I doubt that a hypothetical version of Rust that avoided monomorphization would compile any faster. I remember doing experiments to that effect in the early days and found that monomorphization wasn't really slower. That's because all the runtime bookkeeping necessary to operate on value types generically adds up to a ton of code that has to be optimized away, and it ends up a wash in the end. As a point of comparison, Swift does all this bookkeeping, and it's not appreciably faster to compile than Rust; Swift goes this route for ABI stability reasons, not for compiler performance.
What you would need to go faster would be not only a non-monomorphizing compiler but also boxed types. That would be a very different language, one higher-level than even Go (which monomorphizes generics).
Just wanted to note Go does only a partial monomorphization, only monomorhpizes for gcshapes and not for all types. This severely limits the optimization potential and adds a runtime cost to dispatch, at least in its initial implementation.
Then there is an open niche for a “development mode”, that outputs barely optimized binaries with proper error handling, fast. (I do know about debug, etc).
It already exists: It's called “debug” mode and it's what you get when you don't compile it in release mode. (The biggest problem with debug mode is how slow the unoptimized code is: for back-end stuff it doesn't matter, but for things like gamedev you want your dependencies to be compiled in release mode (fortunately the cargo allows you to specify that you want some deps to be compiled in release mode even when your project is compiled in debug mode).

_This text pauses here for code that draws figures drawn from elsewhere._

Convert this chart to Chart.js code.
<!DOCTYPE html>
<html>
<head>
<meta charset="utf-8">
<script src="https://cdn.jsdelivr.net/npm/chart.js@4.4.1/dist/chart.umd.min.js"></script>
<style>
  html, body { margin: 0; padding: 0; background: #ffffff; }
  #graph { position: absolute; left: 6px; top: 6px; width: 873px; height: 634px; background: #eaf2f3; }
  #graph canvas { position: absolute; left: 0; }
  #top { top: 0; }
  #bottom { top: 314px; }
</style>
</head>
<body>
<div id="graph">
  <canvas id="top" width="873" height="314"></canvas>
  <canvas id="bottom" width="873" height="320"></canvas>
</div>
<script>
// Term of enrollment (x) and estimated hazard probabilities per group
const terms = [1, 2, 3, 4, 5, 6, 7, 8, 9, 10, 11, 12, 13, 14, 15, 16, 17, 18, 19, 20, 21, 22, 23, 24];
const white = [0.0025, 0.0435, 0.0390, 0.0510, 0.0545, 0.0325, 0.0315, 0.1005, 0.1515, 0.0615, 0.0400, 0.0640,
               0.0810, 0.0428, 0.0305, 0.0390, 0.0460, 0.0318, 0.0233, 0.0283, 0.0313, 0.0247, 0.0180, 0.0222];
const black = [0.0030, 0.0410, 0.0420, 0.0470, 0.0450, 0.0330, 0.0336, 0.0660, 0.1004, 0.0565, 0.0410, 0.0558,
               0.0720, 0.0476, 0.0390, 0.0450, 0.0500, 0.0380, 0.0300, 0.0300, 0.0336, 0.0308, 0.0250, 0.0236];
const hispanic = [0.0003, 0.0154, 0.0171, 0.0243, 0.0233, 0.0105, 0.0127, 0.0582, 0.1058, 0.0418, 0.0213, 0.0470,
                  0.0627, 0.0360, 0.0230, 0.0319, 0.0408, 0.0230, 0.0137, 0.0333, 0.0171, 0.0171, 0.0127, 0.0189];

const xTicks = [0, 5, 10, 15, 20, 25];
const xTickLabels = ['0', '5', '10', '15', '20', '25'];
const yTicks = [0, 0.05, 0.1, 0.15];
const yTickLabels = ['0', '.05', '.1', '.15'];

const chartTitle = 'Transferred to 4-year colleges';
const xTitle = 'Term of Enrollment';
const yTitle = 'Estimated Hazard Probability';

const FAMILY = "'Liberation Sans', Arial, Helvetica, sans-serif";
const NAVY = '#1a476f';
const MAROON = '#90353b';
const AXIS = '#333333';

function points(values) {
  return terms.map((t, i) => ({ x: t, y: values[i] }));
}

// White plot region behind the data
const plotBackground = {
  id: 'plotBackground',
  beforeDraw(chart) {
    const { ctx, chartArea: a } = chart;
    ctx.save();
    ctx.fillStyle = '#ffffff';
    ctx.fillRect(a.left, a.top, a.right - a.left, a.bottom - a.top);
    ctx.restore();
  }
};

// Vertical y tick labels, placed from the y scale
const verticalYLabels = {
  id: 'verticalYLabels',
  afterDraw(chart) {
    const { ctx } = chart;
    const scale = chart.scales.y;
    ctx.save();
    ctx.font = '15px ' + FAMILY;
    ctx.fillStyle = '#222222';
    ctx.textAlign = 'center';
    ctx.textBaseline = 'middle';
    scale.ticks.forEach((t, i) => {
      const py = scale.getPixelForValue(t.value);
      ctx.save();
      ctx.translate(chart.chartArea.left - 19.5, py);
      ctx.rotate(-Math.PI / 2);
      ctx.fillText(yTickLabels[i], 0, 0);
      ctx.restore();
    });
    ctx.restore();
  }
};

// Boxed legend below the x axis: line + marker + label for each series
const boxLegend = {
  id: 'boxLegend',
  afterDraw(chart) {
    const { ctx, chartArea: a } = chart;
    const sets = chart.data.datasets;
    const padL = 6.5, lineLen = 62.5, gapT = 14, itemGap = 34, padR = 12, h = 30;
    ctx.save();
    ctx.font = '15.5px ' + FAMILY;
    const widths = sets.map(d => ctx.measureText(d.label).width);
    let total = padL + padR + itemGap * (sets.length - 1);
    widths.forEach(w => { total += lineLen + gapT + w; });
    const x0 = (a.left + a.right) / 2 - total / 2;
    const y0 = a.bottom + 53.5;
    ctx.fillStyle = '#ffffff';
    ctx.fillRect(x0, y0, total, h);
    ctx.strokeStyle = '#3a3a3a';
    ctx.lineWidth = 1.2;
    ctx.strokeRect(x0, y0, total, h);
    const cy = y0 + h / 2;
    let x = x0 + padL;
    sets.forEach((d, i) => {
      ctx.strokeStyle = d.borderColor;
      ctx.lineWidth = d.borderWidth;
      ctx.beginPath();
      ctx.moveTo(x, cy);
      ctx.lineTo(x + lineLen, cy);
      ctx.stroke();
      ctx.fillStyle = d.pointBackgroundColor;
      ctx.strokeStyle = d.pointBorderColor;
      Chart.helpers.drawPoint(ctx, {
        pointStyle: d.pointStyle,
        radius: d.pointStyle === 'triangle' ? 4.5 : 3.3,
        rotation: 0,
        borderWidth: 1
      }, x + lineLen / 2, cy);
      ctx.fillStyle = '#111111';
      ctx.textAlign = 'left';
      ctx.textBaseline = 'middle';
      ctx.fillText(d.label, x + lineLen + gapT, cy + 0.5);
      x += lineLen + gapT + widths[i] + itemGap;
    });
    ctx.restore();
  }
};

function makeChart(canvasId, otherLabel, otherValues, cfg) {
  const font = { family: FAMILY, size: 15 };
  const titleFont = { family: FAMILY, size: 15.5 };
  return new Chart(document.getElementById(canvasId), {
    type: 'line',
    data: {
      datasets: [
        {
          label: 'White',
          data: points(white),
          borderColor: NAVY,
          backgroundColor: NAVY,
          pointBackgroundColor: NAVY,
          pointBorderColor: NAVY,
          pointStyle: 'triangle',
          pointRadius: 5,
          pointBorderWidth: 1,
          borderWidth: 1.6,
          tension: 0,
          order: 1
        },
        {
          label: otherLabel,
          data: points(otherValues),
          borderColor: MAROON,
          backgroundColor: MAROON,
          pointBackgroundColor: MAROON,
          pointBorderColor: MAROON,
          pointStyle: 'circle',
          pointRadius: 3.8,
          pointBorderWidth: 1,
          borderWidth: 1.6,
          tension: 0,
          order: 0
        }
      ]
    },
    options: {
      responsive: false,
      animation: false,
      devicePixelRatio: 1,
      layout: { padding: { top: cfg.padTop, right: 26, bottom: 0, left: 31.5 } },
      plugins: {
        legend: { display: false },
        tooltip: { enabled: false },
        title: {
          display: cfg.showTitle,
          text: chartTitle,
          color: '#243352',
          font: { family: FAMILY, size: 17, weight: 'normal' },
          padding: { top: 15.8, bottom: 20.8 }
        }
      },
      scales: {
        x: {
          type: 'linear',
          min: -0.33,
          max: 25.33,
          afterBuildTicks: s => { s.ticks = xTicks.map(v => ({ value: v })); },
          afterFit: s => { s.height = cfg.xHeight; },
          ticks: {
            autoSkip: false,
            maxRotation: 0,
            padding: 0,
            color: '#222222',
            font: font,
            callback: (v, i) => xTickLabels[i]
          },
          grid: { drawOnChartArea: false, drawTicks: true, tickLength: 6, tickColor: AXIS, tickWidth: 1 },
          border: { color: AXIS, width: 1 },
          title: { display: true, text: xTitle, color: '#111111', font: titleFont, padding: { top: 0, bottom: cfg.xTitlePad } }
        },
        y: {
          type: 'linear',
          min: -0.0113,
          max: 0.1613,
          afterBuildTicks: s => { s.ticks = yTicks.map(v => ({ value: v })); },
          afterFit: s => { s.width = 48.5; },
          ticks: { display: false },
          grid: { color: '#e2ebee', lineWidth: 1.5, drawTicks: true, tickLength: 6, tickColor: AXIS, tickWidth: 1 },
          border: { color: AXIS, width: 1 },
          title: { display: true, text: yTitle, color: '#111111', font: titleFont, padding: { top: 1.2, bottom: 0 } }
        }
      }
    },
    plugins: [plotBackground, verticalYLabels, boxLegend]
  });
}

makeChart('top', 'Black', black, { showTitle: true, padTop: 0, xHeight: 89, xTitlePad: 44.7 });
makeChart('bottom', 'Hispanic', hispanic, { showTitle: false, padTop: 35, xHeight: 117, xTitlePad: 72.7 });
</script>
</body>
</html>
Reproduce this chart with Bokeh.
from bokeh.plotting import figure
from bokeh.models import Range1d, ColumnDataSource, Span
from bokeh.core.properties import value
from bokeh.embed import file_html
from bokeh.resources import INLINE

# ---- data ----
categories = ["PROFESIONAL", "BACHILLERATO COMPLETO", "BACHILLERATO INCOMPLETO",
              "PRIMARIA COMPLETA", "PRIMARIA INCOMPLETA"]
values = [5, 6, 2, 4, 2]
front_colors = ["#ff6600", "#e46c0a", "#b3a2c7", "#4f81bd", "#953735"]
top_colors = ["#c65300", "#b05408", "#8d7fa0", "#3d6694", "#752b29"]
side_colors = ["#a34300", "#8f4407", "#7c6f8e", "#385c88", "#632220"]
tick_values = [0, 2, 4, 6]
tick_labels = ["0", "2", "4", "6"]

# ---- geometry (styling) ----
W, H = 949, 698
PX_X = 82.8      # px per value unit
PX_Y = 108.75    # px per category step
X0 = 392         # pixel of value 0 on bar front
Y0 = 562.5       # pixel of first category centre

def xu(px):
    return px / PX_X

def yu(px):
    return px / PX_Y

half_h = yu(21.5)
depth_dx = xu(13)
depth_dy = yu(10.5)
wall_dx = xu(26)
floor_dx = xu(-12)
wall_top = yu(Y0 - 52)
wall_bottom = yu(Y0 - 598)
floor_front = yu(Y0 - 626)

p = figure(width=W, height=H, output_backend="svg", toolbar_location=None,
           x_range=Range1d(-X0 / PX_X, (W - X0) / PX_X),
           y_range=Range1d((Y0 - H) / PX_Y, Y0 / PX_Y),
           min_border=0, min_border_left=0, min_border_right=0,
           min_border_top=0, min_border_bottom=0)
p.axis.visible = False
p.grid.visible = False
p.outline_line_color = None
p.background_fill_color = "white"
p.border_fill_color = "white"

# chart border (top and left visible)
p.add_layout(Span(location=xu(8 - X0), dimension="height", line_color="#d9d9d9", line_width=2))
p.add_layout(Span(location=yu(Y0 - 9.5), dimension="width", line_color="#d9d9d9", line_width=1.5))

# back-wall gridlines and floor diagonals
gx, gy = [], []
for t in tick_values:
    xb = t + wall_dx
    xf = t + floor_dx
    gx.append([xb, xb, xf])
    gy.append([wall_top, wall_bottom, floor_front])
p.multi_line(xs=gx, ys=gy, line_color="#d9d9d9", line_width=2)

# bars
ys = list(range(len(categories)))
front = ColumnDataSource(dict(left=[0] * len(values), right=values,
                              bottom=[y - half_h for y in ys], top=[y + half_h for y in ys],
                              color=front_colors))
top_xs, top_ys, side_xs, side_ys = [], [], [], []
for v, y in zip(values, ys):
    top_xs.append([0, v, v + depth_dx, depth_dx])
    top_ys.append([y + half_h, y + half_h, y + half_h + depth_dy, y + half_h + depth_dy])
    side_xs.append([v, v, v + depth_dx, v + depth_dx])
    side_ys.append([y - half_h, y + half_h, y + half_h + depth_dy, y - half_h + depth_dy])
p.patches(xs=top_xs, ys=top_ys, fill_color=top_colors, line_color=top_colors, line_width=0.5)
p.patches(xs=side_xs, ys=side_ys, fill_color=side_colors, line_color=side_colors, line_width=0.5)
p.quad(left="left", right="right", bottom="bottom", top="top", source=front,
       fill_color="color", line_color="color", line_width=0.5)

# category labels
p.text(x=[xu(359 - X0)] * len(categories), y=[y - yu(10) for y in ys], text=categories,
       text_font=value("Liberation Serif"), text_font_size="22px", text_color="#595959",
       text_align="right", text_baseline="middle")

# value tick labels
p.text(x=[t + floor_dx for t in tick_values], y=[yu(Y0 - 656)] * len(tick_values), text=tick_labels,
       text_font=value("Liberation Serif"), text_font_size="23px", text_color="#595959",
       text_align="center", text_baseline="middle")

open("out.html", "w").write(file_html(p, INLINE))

This is a HN thread about a blog post about how compile times have become dramatically better thanks to newly introduced parallelism in an area that was completely single threaded.
> However, at this point the compiler has been heavily optimized and new improvements are hard to find. There is no low-hanging fruit remaining. But there is one piece of large but high-hanging fruit: parallelism.
From discussions I've seen, there's not much high-hanging fruit left either, short of rewriting the entire compiler for better incremental compilation.
I think if you're talking about the compiler getting faster at what it does today, how it does it today, that's true. But that's a heavy constraint. If we got support for binary dependencies, that wouldn't be a compiler optimization in the same sense as parallelism is, but it would radically improve compile times for the average project.
Yeah, but binary dependencies or watt-style precompiled macros aren't going to get improve the build times people really care about, incremental build times. The parallel frontend is the plausibly the last major improvement we'll see on that front for years.
Incremental matters more than clean build times because (A) you're likely to do a lot more of them (B) they break developer flow more than waiting on CI does (C) at least in theory, you can always add more cores to your CI and get reasonable speedups, less so for incremental.
> Yeah, but binary dependencies or watt-style precompiled macros aren't going to get improve the build times people really care about, incremental build times.
Why not? If I add a new struct with `#[derive(serde::Serialize)]` I'll benefit from serde being compiled with optimizations.
> they break developer flow more than waiting on CI does
It might not get 10x better, but 3x isn't outside the realm of possibility. Just swapping the LLVM backend for cranelift can cut compile times in half.
The low-hanging fruit is gone but there are lots of hard but likely-significant improvements left on the table.